Besides the occasional use of a glockenspiel or harmonium, the Lucksmiths stick to the basic formula of guitar, drums, and vocals. While all three members of the band contribute vocals, Tali White’s voice provides their unique sound. Gifted with the ability to convey sentimentality without lapsing into melodrama, White also has the rare talent to affect a sea change in a song’s emotional mood through slight modulations in tone and pitch. For a band that relies on cleverness, subtlety is a must. If the Lucksmiths were to possess a trademark, it would probably be the “la-la-la” or “ba-ba-bada-ba-ba” bubblegum choruses on many songs that frame their narratives, a type of comic relief that slyly refers to pop music’s insipid and self-pitying quality.

On Naturaliste, as with previous albums, Marty Donald and Mark Monnone split songwriting duties. Although the differences are only slight, Donald is wittier while Monnone tends towards larger themes in his songs. In “The Sandringham Line,” the name of a commuter rail, Donald describes the pensive thoughts of a traveler between the suburbs and the city and the insights that are part of the continued transit between two points.

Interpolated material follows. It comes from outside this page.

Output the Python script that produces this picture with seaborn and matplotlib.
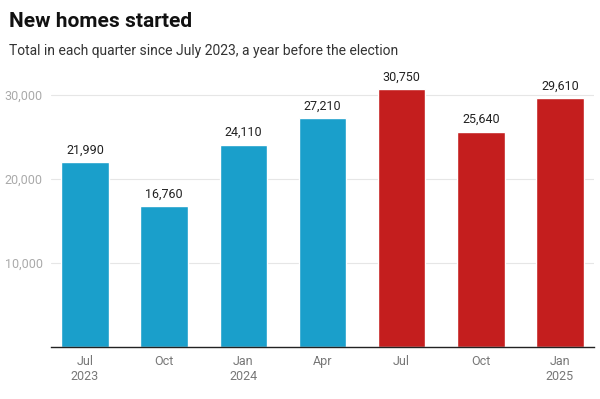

Like most of the songs it is relentlessly in the present – the urban dweller commenting that “Every now and then she misses horses/ We’re too young for regrets / This is the closest that she gets.” On “Midweek Midmorning” Donald provides some wisdom to that ever-prevalent topic to the unemployed – what to do with oneself, and the guilt of spending a beautiful day inside and apathetic, lying in bed, “beneath the stains on the ceiling.” As a comparison, Monnone covers a similar topic on the “Perfect Crime,” although the ambiance is a bit more tragic. Here two lovers spend their day in the country, and the crime committed is that of enjoying each other’s company without succumbing to the arguments and questioning that usually befalls their time together.

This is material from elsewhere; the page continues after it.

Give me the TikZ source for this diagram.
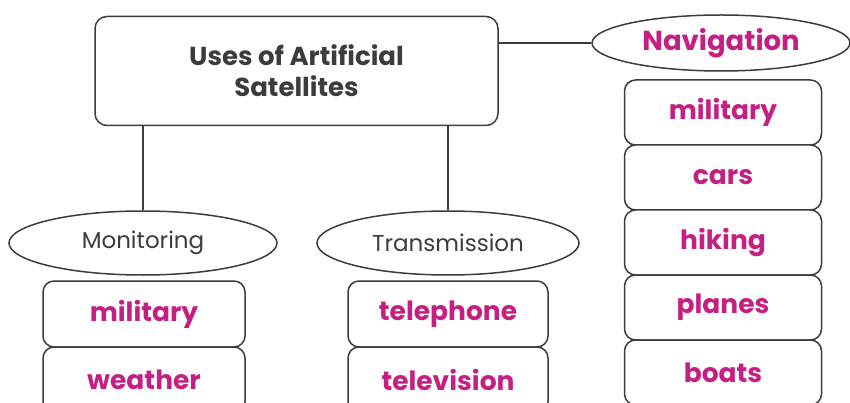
\documentclass[tikz,border=0pt]{standalone}
\usepackage{fontspec}
\setmainfont{Poppins}
\usetikzlibrary{shapes.geometric}
\definecolor{mag}{RGB}{196,32,132}
\definecolor{ink}{RGB}{60,60,60}
\tikzset{
  ln/.style={draw=ink, line width=1.5pt},
  ellip/.style={ln, ellipse, fill=white, inner sep=0pt},
  item/.style={ln, rounded corners=11pt, fill=white, minimum width=200pt, minimum height=66pt, text=mag, font=\fontsize{26.5}{30}\selectfont\bfseries},
  sub/.style={ellip, minimum height=64pt, text=ink, font=\fontsize{23}{26}\selectfont}
}
\begin{document}
\begin{tikzpicture}[x=1pt,y=-1pt]
\useasboundingbox (0,0) rectangle (850,403);
\node[ln, rounded corners=12pt, minimum width=403pt, minimum height=109pt, align=center, text=ink, font=\fontsize{26}{31}\selectfont\bfseries] (main) at (296.5,71) {Uses of Artificial\\Satellites};
\node[ellip, minimum width=258pt, minimum height=56pt, text=mag, font=\fontsize{27.5}{30}\selectfont\bfseries] (navi) at (721,43) {Navigation};
\node[sub, minimum width=268pt] (mon) at (143,243) {Monitoring};
\node[sub, minimum width=262pt] (tra) at (448,243) {Transmission};
\node[item, minimum width=197pt, minimum height=65pt] (n1) at (723,112.5) {military};
\node[item, minimum width=197pt, minimum height=65pt] (n2) at (723,177.5) {cars};
\node[item, minimum width=197pt, minimum height=65pt] (n3) at (723,242.5) {hiking};
\node[item, minimum width=197pt, minimum height=65pt] (n4) at (723,307.5) {planes};
\node[item, minimum width=197pt, minimum height=65pt] (n5) at (723,372.5) {boats};
\node[item, minimum width=202pt] (m1) at (144,314) {military};
\node[item, minimum width=202pt] (m2) at (144,380) {weather};
\node[item] (t1) at (448,314) {telephone};
\node[item] (t2) at (448,380) {television};
\draw[ln] (navi.west) -- (navi.west -| main.east);
\draw[ln] (mon.north) -- (mon.north |- main.south);
\draw[ln] (tra.north) -- (tra.north |- main.south);
\end{tikzpicture}
\end{document}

My favorite song on the album is Donald’s “Stayaway Stars,” which epitomizes the success the Lucksmiths can achieve through simplicity and wordplay. The song begins in a slow, ballad-like form, with White nonchalantly singing that “I sometimes forget just how seldom you cry / And thus how much I hate it when you do.” Building up, the song comes to a brilliant climax, with qualities that almost make for an indie musical (perhaps I am voicing my own theatrical dreams here, to set a musical/movie in a smoky bar with melancholy pieces provided by bands such as the Lucksmiths, Masters of the Hemisphere, Kings of Convenience, and maybe a guest appearance by the Connells, to appeal to an older crowd – it would probably be existential drivel). The song’s ending chorus, which is joined by their Canadian tourmates the Salteens, repeats in strained voices “What sorry sights we sometimes are / These sameshit nights under stayaway stars / These sameshit nights in the saddest bars / The city lights and the stayaway stars.” The chorus here and the muted, yet powerful effect of numerous voices expressing these lines, gives the song an almost universal quality. While it is dangerous for the listener to appropriate a band’s idiosyncratic sentiments into their own world, on “Stayaway Stars” there is an almost overwhelming temptation to declare: “I know what you mean.”

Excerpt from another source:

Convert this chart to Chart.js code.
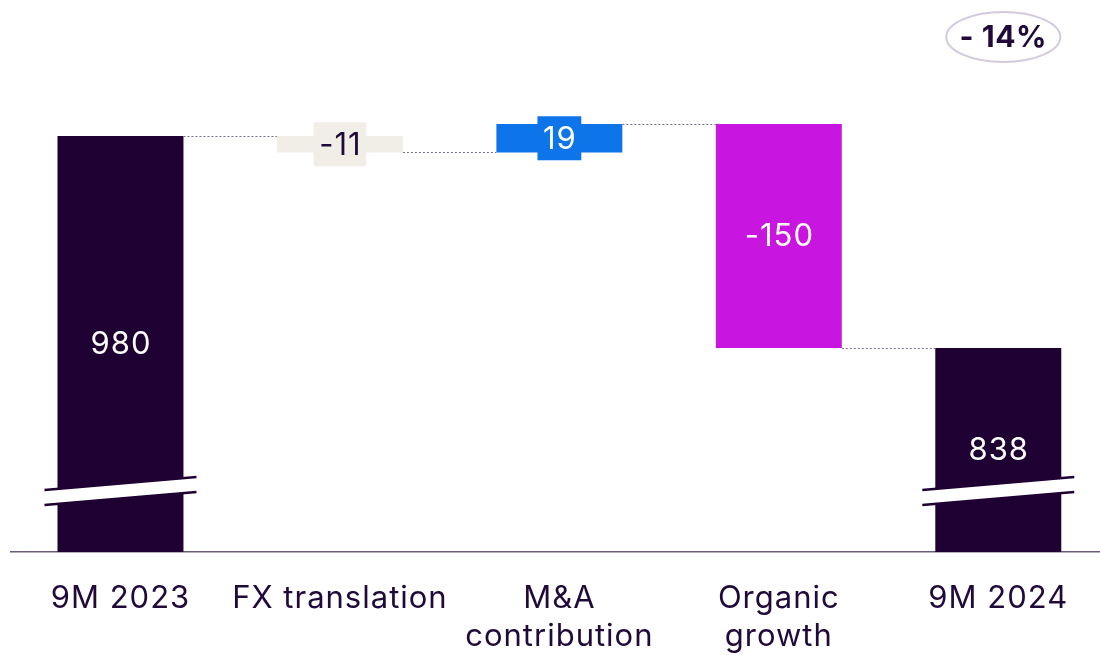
<!DOCTYPE html>
<html>
<head>
<meta charset="utf-8">
<script src="https://cdn.jsdelivr.net/npm/chart.js@4.4.1/dist/chart.umd.min.js"></script>
<style>
  html, body { margin: 0; padding: 0; background: #ffffff; overflow: hidden; }
  #wrap { width: 1108px; height: 655px; }
</style>
</head>
<body>
<div id="wrap"><canvas id="c" width="1108" height="655"></canvas></div>
<script>
// ---- data ----
const categories = [['9M 2023'], ['FX translation'], ['M&A', 'contribution'], ['Organic', 'growth'], ['9M 2024']];
const values = [980, -11, 19, -150, 838];
const isTotal = [true, false, false, false, true];
const barColors = ['#1f0033', '#f1ede7', '#0e74ea', '#c816e0', '#1f0033'];
const labelColors = ['#ffffff', '#1f0a3a', '#ffffff', '#ffffff', '#ffffff'];
const badgeText = '- 14%';
const axisMin = 701.4;
const axisMax = 1071.1;

// floating ranges built from the values
const ranges = [];
const levels = [];
let running = 0;
values.forEach((v, i) => {
  if (isTotal[i]) { ranges.push([axisMin, v]); running = v; }
  else { ranges.push([running, running + v]); running += v; }
  levels.push(running);
});

const FONT = 'Inter, "Noto Sans", sans-serif';

const spacing = {
  id: 'spacing',
  beforeLayout(chart) { chart.ctx.letterSpacing = '1px'; },
  beforeDraw(chart) { chart.ctx.letterSpacing = '1px'; }
};

const overlay = {
  id: 'overlay',
  afterDatasetsDraw(chart) {
    const ctx = chart.ctx;
    const els = chart.getDatasetMeta(0).data;
    const ys = chart.scales.y;
    const area = chart.chartArea;

    // connectors
    ctx.save();
    ctx.setLineDash([2, 2]);
    ctx.strokeStyle = '#7a6c8a';
    ctx.lineWidth = 1;
    for (let i = 0; i < els.length - 1; i++) {
      const y = Math.round(ys.getPixelForValue(levels[i])) + 0.5;
      const x1 = els[i].x + els[i].width / 2;
      const x2 = els[i + 1].x - els[i + 1].width / 2;
      ctx.beginPath(); ctx.moveTo(x1, y); ctx.lineTo(x2, y); ctx.stroke();
    }
    ctx.restore();

    // axis break marks on total bars
    els.forEach((el, i) => {
      if (!isTotal[i]) return;
      const yc = area.bottom - 61;
      const ext = el.width / 2 + 13;
      const rise = 6.5;
      const gap = 7.5;
      ctx.save();
      ctx.fillStyle = '#ffffff';
      ctx.beginPath();
      ctx.moveTo(el.x - ext, yc - gap + rise);
      ctx.lineTo(el.x + ext, yc - gap - rise);
      ctx.lineTo(el.x + ext, yc + gap - rise);
      ctx.lineTo(el.x - ext, yc + gap + rise);
      ctx.closePath();
      ctx.fill();
      ctx.strokeStyle = '#1f0033';
      ctx.lineWidth = 2.5;
      ctx.beginPath();
      ctx.moveTo(el.x - ext, yc - gap + rise); ctx.lineTo(el.x + ext, yc - gap - rise);
      ctx.moveTo(el.x - ext, yc + gap + rise); ctx.lineTo(el.x + ext, yc + gap - rise);
      ctx.stroke();
      ctx.restore();
    });

    // value labels
    ctx.save();
    ctx.letterSpacing = '1px';
    ctx.font = '31px ' + FONT;
    ctx.textAlign = 'center';
    ctx.textBaseline = 'middle';
    els.forEach((el, i) => {
      const txt = String(values[i]);
      const top = Math.min(el.y, el.base), bot = Math.max(el.y, el.base);
      const cy = (top + bot) / 2;
      if (bot - top < 40) {
        const w = ctx.measureText(txt).width + 10;
        ctx.fillStyle = barColors[i];
        ctx.fillRect(el.x - w / 2, cy - 22, w, 44);
      }
      ctx.fillStyle = labelColors[i];
      ctx.fillText(txt, el.x + 0.5, cy + 1);
    });
    ctx.restore();

    // badge
    const last = els[els.length - 1];
    const bx = last.x + 5, by = 37;
    ctx.save();
    ctx.strokeStyle = '#d3cbdd';
    ctx.lineWidth = 2;
    ctx.beginPath();
    ctx.ellipse(bx, by, 57, 25, 0, 0, Math.PI * 2);
    ctx.stroke();
    ctx.fillStyle = '#1f0a3a';
    ctx.letterSpacing = '0.5px';
    ctx.font = 'bold 30px ' + FONT;
    ctx.textAlign = 'center';
    ctx.textBaseline = 'middle';
    ctx.fillText(badgeText, bx, by + 1);
    ctx.restore();
  }
};

new Chart(document.getElementById('c'), {
  type: 'bar',
  data: {
    labels: categories,
    datasets: [{
      data: ranges,
      backgroundColor: barColors,
      borderWidth: 0,
      borderSkipped: false,
      categoryPercentage: 1,
      barPercentage: 0.574
    }]
  },
  options: {
    responsive: false,
    animation: false,
    events: [],
    layout: { padding: { left: 10.75, right: 0, top: 0, bottom: 0 } },
    plugins: { legend: { display: false }, tooltip: { enabled: false } },
    scales: {
      x: {
        grid: { display: false, drawTicks: false },
        border: { display: true, color: '#6b5b7b', width: 1.5 },
        ticks: {
          color: '#1f0a3a',
          font: { family: FONT, size: 31, lineHeight: 1.2 },
          padding: 28.5,
          maxRotation: 0,
          autoSkip: false
        },
        afterFit(scale) { scale.height = 103; }
      },
      y: {
        display: false,
        min: axisMin,
        max: axisMax
      }
    }
  },
  plugins: [spacing, overlay]
});
</script>
</body>
</html>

If the Lucksmiths were prone to any type of criticism, it would probably be that they don’t really have anything special to say. Their songs are like a character in a Walker Percy novel, bumbling about with no pretensions of engaging the world in any “meaningful” manner. A friend with whom I was listening to Naturaliste commented that she liked the album, but thought that its repetitive style and subject matter would wear her appreciation thin after a while. I don’t think this has to be the case. The lyrics are clever enough that a close reading will yield different interpretations; the music itself is happy enough that it could reasonably be forced into the role of vapid background noise. Together, the two reach a pleasant and lasting degree of complexity.